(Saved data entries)
★ ★ ★ ★
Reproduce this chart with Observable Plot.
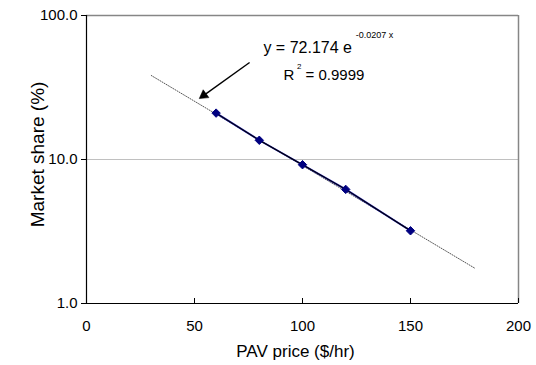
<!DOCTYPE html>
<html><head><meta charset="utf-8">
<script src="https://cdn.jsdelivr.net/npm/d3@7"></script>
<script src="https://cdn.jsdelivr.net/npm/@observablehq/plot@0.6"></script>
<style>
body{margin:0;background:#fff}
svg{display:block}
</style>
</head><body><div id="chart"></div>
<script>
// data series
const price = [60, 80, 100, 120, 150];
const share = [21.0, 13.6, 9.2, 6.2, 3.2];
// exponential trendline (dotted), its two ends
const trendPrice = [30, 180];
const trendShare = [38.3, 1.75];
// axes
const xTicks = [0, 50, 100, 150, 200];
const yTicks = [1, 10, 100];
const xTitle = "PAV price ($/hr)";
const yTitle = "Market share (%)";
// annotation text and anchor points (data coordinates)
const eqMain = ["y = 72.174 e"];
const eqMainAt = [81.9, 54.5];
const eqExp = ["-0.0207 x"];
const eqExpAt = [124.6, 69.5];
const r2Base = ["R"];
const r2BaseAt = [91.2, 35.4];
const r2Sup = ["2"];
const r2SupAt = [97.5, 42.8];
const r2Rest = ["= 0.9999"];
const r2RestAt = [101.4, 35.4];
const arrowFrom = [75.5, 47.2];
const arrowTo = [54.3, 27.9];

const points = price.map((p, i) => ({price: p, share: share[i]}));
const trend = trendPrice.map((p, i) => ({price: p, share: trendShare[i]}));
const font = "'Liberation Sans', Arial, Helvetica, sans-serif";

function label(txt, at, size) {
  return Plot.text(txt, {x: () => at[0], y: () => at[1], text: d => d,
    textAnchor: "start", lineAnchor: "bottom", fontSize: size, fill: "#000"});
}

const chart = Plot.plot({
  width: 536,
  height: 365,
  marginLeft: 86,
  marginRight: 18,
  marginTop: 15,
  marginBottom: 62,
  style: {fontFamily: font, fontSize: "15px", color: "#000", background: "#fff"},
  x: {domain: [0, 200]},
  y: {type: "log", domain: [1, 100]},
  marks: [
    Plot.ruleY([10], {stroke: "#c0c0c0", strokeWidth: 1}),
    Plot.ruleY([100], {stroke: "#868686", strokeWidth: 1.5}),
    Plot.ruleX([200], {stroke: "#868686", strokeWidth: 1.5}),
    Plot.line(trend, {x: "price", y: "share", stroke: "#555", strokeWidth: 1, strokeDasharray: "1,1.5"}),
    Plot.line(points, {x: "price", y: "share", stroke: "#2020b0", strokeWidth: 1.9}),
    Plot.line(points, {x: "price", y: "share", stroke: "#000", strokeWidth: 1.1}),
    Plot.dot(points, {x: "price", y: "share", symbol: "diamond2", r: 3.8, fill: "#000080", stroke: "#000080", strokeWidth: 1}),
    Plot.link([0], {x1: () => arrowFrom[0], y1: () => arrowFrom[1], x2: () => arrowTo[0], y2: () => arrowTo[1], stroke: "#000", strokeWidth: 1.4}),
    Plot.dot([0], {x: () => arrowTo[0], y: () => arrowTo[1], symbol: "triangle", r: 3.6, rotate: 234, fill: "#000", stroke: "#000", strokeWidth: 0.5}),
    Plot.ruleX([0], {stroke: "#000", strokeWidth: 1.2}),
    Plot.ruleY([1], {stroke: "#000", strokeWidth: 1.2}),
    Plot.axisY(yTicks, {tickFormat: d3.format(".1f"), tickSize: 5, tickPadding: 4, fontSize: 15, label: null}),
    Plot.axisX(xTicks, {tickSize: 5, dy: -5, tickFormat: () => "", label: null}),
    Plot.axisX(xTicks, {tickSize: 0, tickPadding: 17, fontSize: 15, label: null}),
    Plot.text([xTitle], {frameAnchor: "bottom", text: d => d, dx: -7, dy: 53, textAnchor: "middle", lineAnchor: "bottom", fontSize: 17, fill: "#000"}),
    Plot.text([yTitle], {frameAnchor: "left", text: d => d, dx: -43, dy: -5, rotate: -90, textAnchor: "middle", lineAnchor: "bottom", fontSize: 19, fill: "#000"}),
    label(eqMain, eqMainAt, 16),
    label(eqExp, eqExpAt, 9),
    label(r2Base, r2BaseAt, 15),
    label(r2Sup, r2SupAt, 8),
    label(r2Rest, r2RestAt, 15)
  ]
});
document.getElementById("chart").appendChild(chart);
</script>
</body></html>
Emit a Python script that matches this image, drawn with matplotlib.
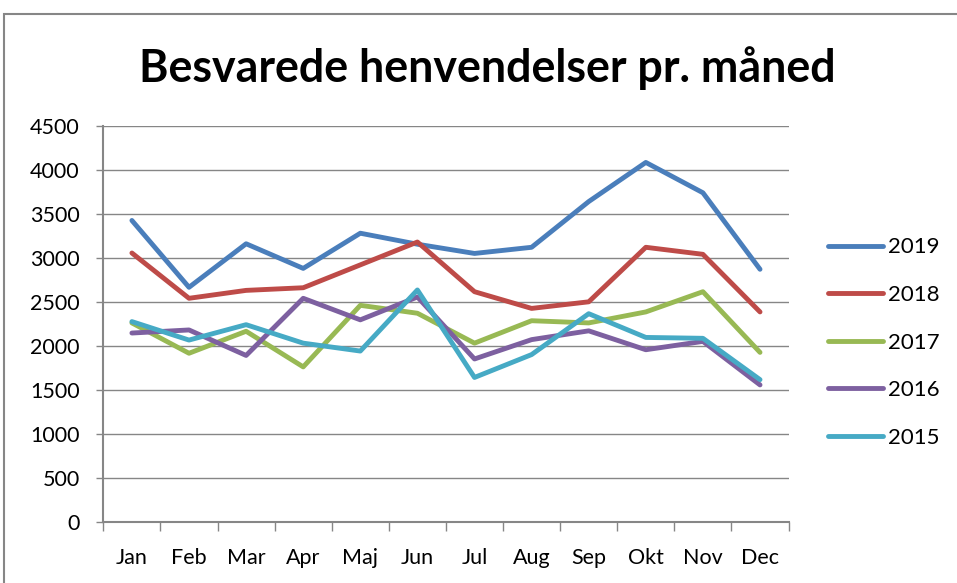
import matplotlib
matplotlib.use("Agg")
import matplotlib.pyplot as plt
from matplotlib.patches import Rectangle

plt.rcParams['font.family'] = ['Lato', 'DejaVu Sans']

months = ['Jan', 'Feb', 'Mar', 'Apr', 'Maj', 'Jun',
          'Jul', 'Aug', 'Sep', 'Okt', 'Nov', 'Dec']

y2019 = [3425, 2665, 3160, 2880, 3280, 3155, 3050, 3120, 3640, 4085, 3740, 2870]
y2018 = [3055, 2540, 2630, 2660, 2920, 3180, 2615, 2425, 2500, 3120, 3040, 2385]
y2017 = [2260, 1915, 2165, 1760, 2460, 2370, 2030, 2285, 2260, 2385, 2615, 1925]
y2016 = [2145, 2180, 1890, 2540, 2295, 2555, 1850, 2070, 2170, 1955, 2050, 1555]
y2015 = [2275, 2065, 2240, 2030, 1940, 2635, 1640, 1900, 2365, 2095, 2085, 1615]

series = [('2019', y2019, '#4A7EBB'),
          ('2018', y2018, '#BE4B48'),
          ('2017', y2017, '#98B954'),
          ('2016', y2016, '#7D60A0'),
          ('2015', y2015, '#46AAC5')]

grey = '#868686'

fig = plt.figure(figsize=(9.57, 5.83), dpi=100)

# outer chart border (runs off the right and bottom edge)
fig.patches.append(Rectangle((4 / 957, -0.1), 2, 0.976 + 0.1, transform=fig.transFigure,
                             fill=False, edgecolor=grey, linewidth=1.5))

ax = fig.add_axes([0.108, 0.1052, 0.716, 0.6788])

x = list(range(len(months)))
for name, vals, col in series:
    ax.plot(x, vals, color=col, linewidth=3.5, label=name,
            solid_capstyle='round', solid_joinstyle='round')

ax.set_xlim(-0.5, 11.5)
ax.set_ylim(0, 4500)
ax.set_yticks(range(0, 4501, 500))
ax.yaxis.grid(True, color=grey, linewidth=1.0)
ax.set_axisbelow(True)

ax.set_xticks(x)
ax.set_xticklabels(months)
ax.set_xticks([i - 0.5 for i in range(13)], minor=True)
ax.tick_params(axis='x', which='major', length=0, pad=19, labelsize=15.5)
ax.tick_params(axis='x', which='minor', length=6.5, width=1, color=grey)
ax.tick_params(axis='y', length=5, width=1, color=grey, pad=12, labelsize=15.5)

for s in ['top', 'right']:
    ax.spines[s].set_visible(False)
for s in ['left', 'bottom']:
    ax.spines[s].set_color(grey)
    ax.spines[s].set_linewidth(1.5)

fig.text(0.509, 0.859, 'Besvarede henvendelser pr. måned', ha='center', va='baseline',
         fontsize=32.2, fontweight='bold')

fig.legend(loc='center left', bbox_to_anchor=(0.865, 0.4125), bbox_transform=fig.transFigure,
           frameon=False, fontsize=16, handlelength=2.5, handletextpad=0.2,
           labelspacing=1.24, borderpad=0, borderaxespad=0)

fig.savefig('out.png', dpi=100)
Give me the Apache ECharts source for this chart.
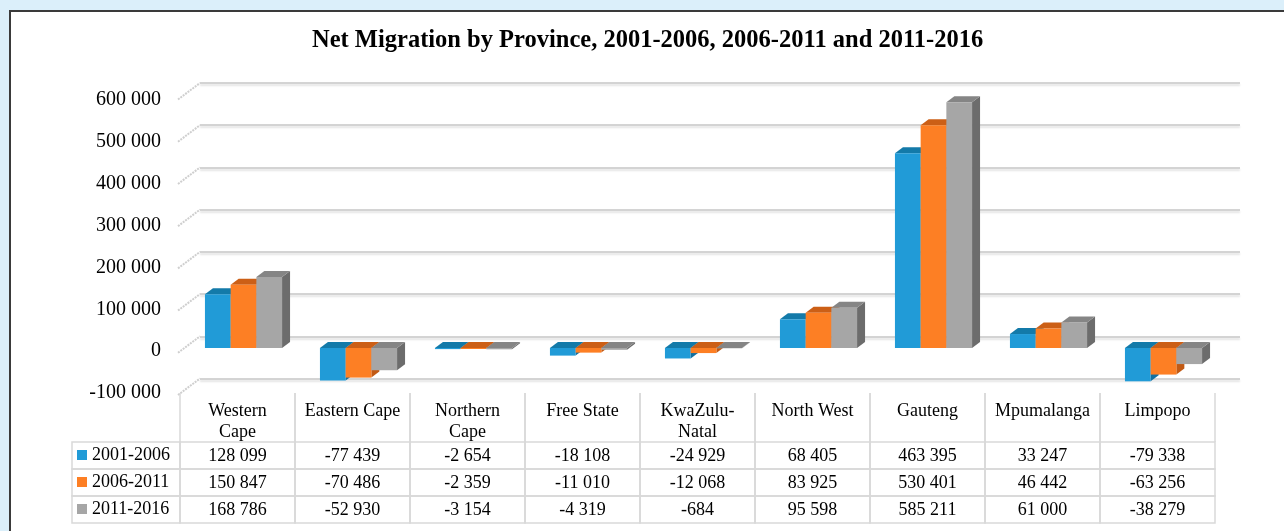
★ ★ ★ ★
• [Task prompt] Every line of the records that includes the word "script" should be gathered.

• [The solution]
<script src="https://cdn.jsdelivr.net/npm/d3@7"></script>
<script src="https://cdn.jsdelivr.net/npm/@observablehq/plot@0.6"></script>
<script>
</script>
Emit a Python script that matches this image, drawn with matplotlib.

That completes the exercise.